Stated exercise:
Below is a listing; print exactly its lines from the one containing "Generate a Python" down to the one containing "import pandas as pd", both inclusive, with every picture left out.

─── Provided information ───

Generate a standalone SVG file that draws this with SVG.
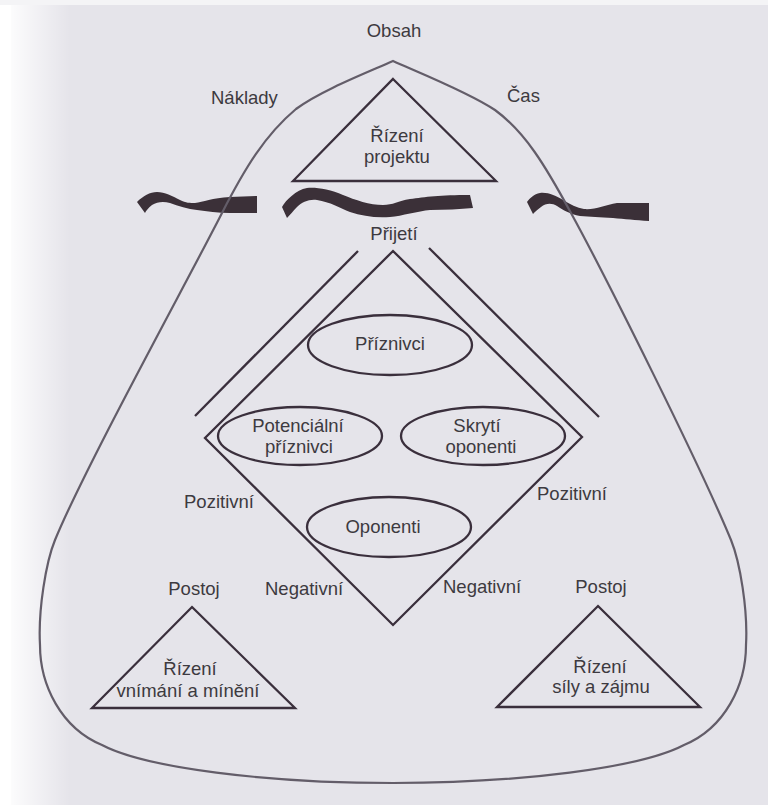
<svg xmlns="http://www.w3.org/2000/svg" width="768" height="805" viewBox="0 0 768 805">
<defs>
<style>
.ln{fill:none;stroke:#3a2f3c;stroke-width:2.3;stroke-linejoin:miter}
.el{fill:none;stroke:#3a2f3c;stroke-width:2.3}
.wv{fill:#3b3038;stroke:none}
.tx{font-family:"Liberation Sans",Arial,sans-serif;font-size:18.5px;fill:#3d3a40;text-anchor:middle}
.tl{font-family:"Liberation Sans",Arial,sans-serif;font-size:18.5px;fill:#3d3a40}
</style>
<linearGradient id="glow" x1="0" y1="0" x2="1" y2="0">
<stop offset="0" stop-color="#ffffff" stop-opacity="0.9"/>
<stop offset="1" stop-color="#ffffff" stop-opacity="0"/>
</linearGradient>
</defs>
<rect x="0" y="0" width="768" height="805" fill="#e5e4ea"/>
<rect x="10" y="0" width="60" height="805" fill="url(#glow)"/>
<rect x="0" y="0" width="11" height="805" fill="#ffffff"/>
<rect x="0" y="0" width="768" height="5" fill="#f4f4f6"/>

<g id="waves">
<path class="wv" d="M137,202 C143,196 150,192 157,192 C165,192 172,196 180,200 C186,203 190,203 195,203 C203,202 212,198 230,197 L257,196 L257,213 L230,213 C218,213 207,211 197,210 C188,209 178,206 170,203 C163,201 157,202 152,205 C148,208 146,211 145,213 Z"/>
<path class="wv" d="M282,207 C286,200 296,190 307,188 C315,187 330,189 343,195 C355,200 370,205 383,205 C393,205 398,201 410,199 C425,197 440,195 470,195 L473,208 C460,209 445,210 430,210 C418,211 402,216 390,217 C375,218 362,216 350,212 C340,208 330,202 317,200 C309,199 302,202 297,207 C293,211 290,215 287,218 Z"/>
<path class="wv" d="M527,202 C530,198 534,194 540,193 C548,192 556,196 563,200 C570,204 577,208 584,209 C595,210 605,205 617,203 L649,203 L649,221 C635,220 625,219 613,218 C600,217 590,217 580,216 C570,214 563,210 557,206 C552,203 546,203 541,207 C538,209 535,212 533,214 Z"/>
</g>

<g id="outline">
<path d="M393,61 C420,73 470,93 495,110 C525,132 545,165 571,213 C605,275 700,465 731,540 C740,562 748,610 746,645 C746,685 725,728 684,745 C640,768 520,783 393,783 C266,783 146,768 102,745 C61,728 40,685 40,645 C38,610 46,562 55,540 C86,465 188,280 222,213 C245,168 265,135 296,109 C320,91 366,73 393,61 Z" fill="none" stroke="#635d69" stroke-width="2.2"/>
</g>

<g id="connectors">
<line class="ln" x1="358" y1="251" x2="195" y2="416"/>
<line class="ln" x1="429" y1="248" x2="599" y2="417"/>
</g>

<g id="node-rizeni-projektu">
<polygon class="ln" points="393,79 496,181 293,181"/>
<text class="tx" x="397" y="142">Řízení</text>
<text class="tx" x="397" y="163">projektu</text>
</g>

<g id="node-prijeti">
<polygon class="ln" points="393,251 582,437 393,625 205,438"/>
<text class="tx" x="394" y="240">Přijetí</text>
</g>

<g id="node-priznivci">
<ellipse class="el" cx="390" cy="345" rx="82" ry="30"/>
<text class="tx" x="390" y="350">Příznivci</text>
</g>

<g id="node-potencialni">
<ellipse class="el" cx="300" cy="436" rx="82" ry="29"/>
<text class="tx" x="298" y="432">Potenciální</text>
<text class="tx" x="299" y="453">příznivci</text>
</g>

<g id="node-skryti">
<ellipse class="el" cx="483" cy="436" rx="82" ry="29"/>
<text class="tx" x="477" y="432">Skrytí</text>
<text class="tx" x="481" y="453">oponenti</text>
</g>

<g id="node-oponenti">
<ellipse class="el" cx="389" cy="527" rx="82" ry="30"/>
<text class="tx" x="383" y="533">Oponenti</text>
</g>

<g id="node-vnimani">
<polygon class="ln" points="192,607 295,708 92,708"/>
<text class="tx" x="190" y="675">Řízení</text>
<text class="tx" x="188" y="697">vnímání a mínění</text>
</g>

<g id="node-sily">
<polygon class="ln" points="598,606 700,707 497,707"/>
<text class="tx" x="600" y="673">Řízení</text>
<text class="tx" x="601" y="693">síly a zájmu</text>
</g>

<g id="labels">
<text class="tx" x="394" y="37">Obsah</text>
<text class="tl" x="211" y="104">Náklady</text>
<text class="tl" x="507" y="102">Čas</text>
<text class="tl" x="184" y="508">Pozitivní</text>
<text class="tl" x="537" y="500">Pozitivní</text>
<text class="tl" x="265" y="595">Negativní</text>
<text class="tl" x="443" y="593">Negativní</text>
<text class="tx" x="194" y="595">Postoj</text>
<text class="tx" x="601" y="593">Postoj</text>
</g>
</svg>
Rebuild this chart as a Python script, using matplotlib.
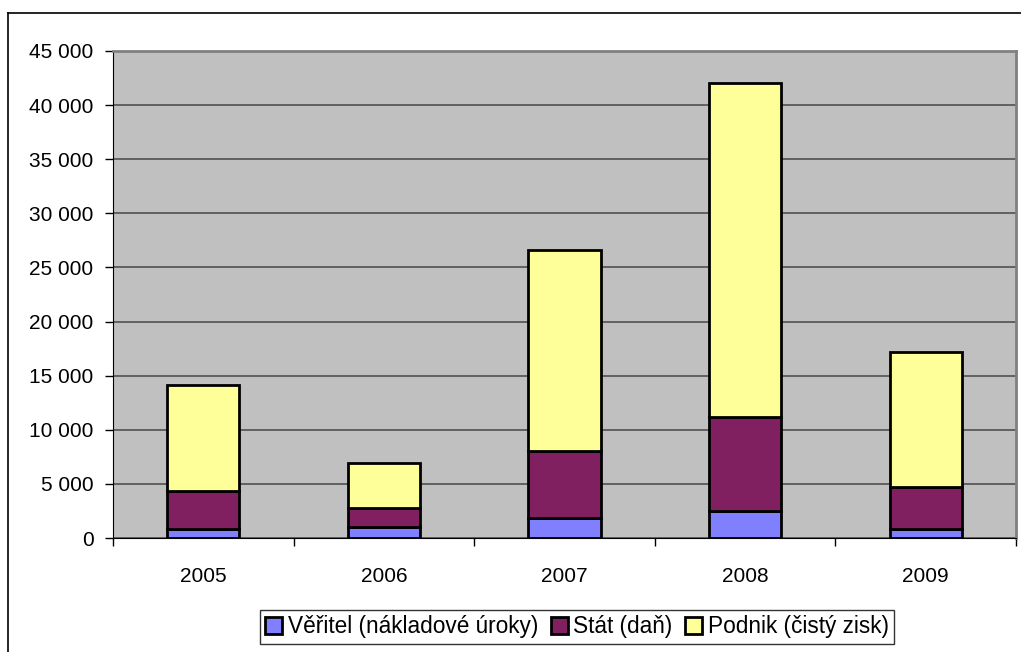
import matplotlib
matplotlib.use("Agg")
import matplotlib.pyplot as plt
from matplotlib.lines import Line2D
from matplotlib.ticker import FuncFormatter
import numpy as np

plt.rcParams['font.family'] = ['Liberation Sans', 'DejaVu Sans']

years = ['2005', '2006', '2007', '2008', '2009']
veritel = [800, 1020, 1880, 2520, 860]
stat = [3540, 1720, 6190, 8690, 3820]
podnik = [9770, 4160, 18550, 30840, 12510]
labels = ['Věřitel (nákladové úroky)', 'Stát (daň)', 'Podnik (čistý zisk)']
colors = ['#8080FF', '#802060', '#FFFF99']

W, H = 1021, 652
fig = plt.figure(figsize=(W / 100, H / 100), dpi=100)
ax = fig.add_axes([113 / W, 1 - 538 / H, (1016 - 113) / W, (538 - 51) / H])
ax.set_facecolor('#C0C0C0')

x = np.arange(len(years))
bottom = np.zeros(len(years))
for vals, lab, col in zip([veritel, stat, podnik], labels, colors):
    ax.bar(x, vals, 0.4, bottom=bottom, color=col, edgecolor='black',
           linewidth=2, label=lab, zorder=3)
    bottom += np.array(vals)

ax.set_xlim(-0.5, len(years) - 0.5)
ax.set_ylim(0, 45000)
ax.set_yticks(np.arange(0, 45001, 5000))
ax.yaxis.set_major_formatter(FuncFormatter(lambda v, p: f'{int(v):,}'.replace(',', ' ')))
ax.yaxis.grid(True, color='#5a5a5a', linewidth=1.3, zorder=1)
ax.set_axisbelow(True)

ax.set_xticks(x)
ax.set_xticklabels(years)
ax.set_xticks(np.arange(-0.5, len(years)), minor=True)
ax.tick_params(axis='x', which='major', length=0, pad=21, labelsize=15)
ax.tick_params(axis='x', which='minor', length=6, width=1, direction='out')
ax.tick_params(axis='y', length=6, width=1, pad=8, labelsize=15)

ax.spines['top'].set_color('#808080')
ax.spines['right'].set_color('#808080')
ax.spines['top'].set_linewidth(2)
ax.spines['right'].set_linewidth(2)
ax.spines['left'].set_color('black')
ax.spines['bottom'].set_color('black')

# outer chart frame
fig.add_artist(Line2D([8 / W, 8 / W], [0, 1 - 13 / H], color='black', lw=1.2, transform=fig.transFigure))
fig.add_artist(Line2D([8 / W, 1], [1 - 13 / H, 1 - 13 / H], color='black', lw=1.2, transform=fig.transFigure))

leg = fig.legend(loc='center', bbox_to_anchor=(577 / W, 1 - 627 / H), ncol=3,
                 fontsize=16.3, frameon=True, fancybox=False, edgecolor='black',
                 handlelength=0.75, handleheight=0.75, handletextpad=0.25,
                 columnspacing=0.55, borderpad=0.25)
leg.get_frame().set_linewidth(1)

fig.savefig('out.png', dpi=100)
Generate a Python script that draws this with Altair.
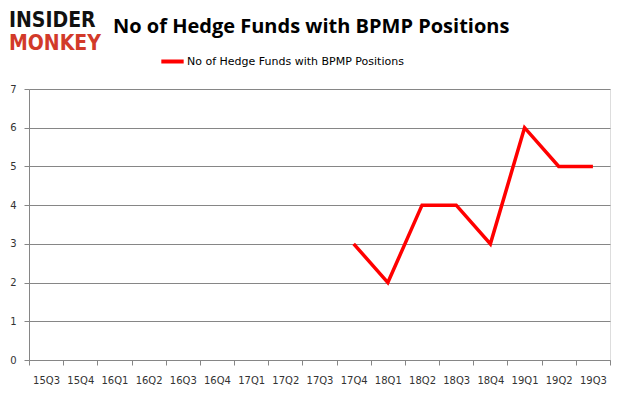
import altair as alt
import pandas as pd

quarters = ["15Q3", "15Q4", "16Q1", "16Q2", "16Q3", "16Q4", "17Q1", "17Q2", "17Q3",
            "17Q4", "18Q1", "18Q2", "18Q3", "18Q4", "19Q1", "19Q2", "19Q3"]
values = [None, None, None, None, None, None, None, None, None,
          3, 2, 4, 4, 3, 6, 5, 5]
series_name = "No of Hedge Funds with BPMP Positions"
logo_words = ["INSIDER", "MONKEY"]

df = pd.DataFrame({"quarter": quarters, "value": values, "series": series_name})
df_line = df.dropna()

W, H = 581, 271

line = alt.Chart(df_line).mark_line(strokeWidth=3.5, strokeJoin="miter").encode(
    x=alt.X("quarter:N", sort=quarters, bandPosition=0.5,
            scale=alt.Scale(type="band", domain=quarters, paddingInner=0, paddingOuter=0),
            axis=alt.Axis(title=None, labelAngle=0, tickBand="extent", grid=False,
                          domainColor="#868686", tickColor="#868686", tickSize=5,
                          labelFont="DejaVu Sans", labelFontSize=10, labelColor="#333333",
                          labelPadding=10)),
    y=alt.Y("value:Q", scale=alt.Scale(domain=[0, 7], nice=False),
            axis=alt.Axis(title=None, values=list(range(8)), tickCount=8,
                          gridColor="#868686", domainColor="#868686", tickColor="#868686",
                          tickSize=5, labelFont="DejaVu Sans", labelFontSize=10,
                          labelColor="#333333", labelPadding=8)),
    color=alt.Color("series:N", scale=alt.Scale(range=["#ff0000"]),
                    legend=alt.Legend(title=None, orient="none", legendX=130, legendY=-41,
                                      symbolType="stroke", symbolStrokeWidth=4,
                                      symbolSize=500, labelFont="DejaVu Sans",
                                      labelFontSize=11, labelColor="#000000",
                                      labelOffset=1, labelLimit=0)),
)

logo_top = alt.Chart(pd.DataFrame({"t": [logo_words[0]]})).mark_text(
    font="DejaVu Sans Condensed", fontWeight="bold", fontSize=21, align="left",
    baseline="alphabetic", color="#111111").encode(
    text="t:N", x=alt.value(-20), y=alt.value(-62))
logo_bot = alt.Chart(pd.DataFrame({"t": [logo_words[1]]})).mark_text(
    font="DejaVu Sans Condensed", fontWeight="bold", fontSize=21, align="left",
    baseline="alphabetic", color="#d23a2a").encode(
    text="t:N", x=alt.value(-20), y=alt.value(-39))
title = alt.Chart(pd.DataFrame({"t": [series_name]})).mark_text(
    font="Open Sans", fontWeight="bold", fontSize=20, align="left",
    baseline="middle", color="#000000").encode(
    text="t:N", x=alt.value(84), y=alt.value(-62))

chart = alt.layer(line, logo_top, logo_bot, title).properties(
    width=W, height=H,
    autosize=alt.AutoSizeParams(type="none"),
    padding={"left": 21, "top": 81, "right": 6, "bottom": 27},
).configure_view(stroke=None).configure(background="white")

chart.save("out.html", embed_options={"renderer": "svg", "actions": False})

───

Written answer:
Generate a Python script that draws this with Altair.
import altair as alt
import pandas as pd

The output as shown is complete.